First let’s break down the requirements. Both have to register with the NMLS and submit fingerprints for a background check. For a nonbank LO, the training all starts with 20 hours of Pre-licensing education, followed by anywhere from 1 to 15 hours of additional training per state depending on what states they want to be licensed in. They also have to complete a standardized test with a pass rate hovering around fifty percent. Each year, they then have to take a minimum of 8 hours of Continuing Education, or up to nearly 40 hours, depending on how many states you’re licensed in.

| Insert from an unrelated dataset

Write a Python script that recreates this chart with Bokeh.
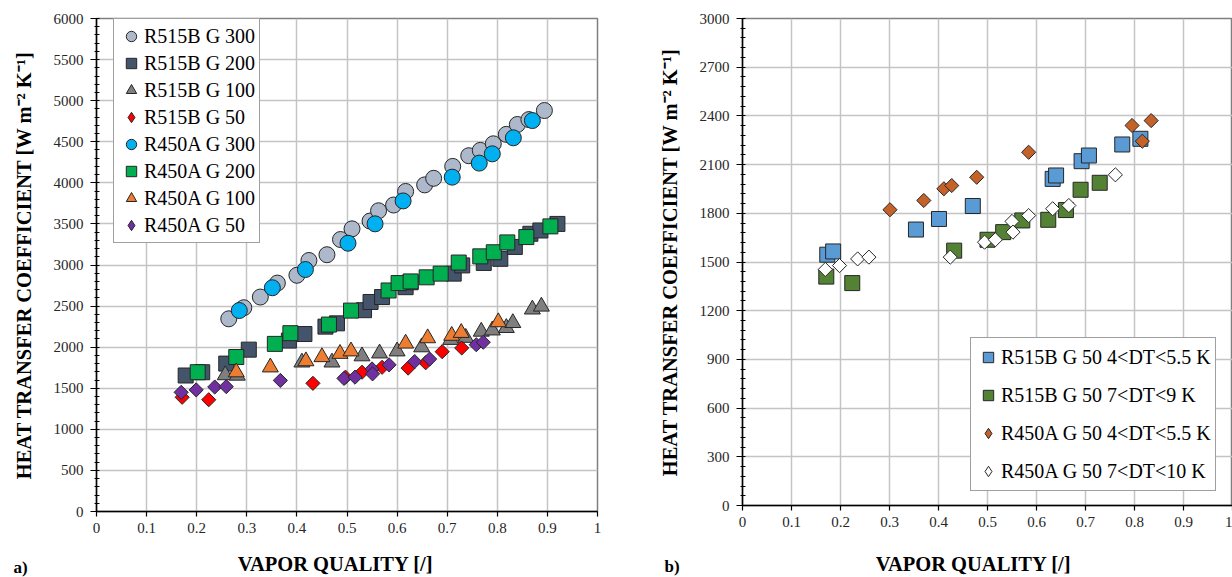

Depository LOs do receive training from their companies, and have yearly training to take, however forgetting to take your annual classes results in essentially being cut off from the industry for nonbank LOs, while their depository counterparts don’t face the same kind of immediate penalties from external bodies, though they will face internal pressure. One thing that depository LOs do have, is a multitude of levels of oversight, while nonbank LOs may only have a single manager tasked with keeping them on track.
At the end of the day, we care about making sure that borrowers are being taken care of while they navigate the complexities involved with purchasing the largest asset that many of them will ever own, and having well educated LOs is a huge part of that. At the Knowledge Coop, we take training seriously, and will always advocate for what’s best for the consumer.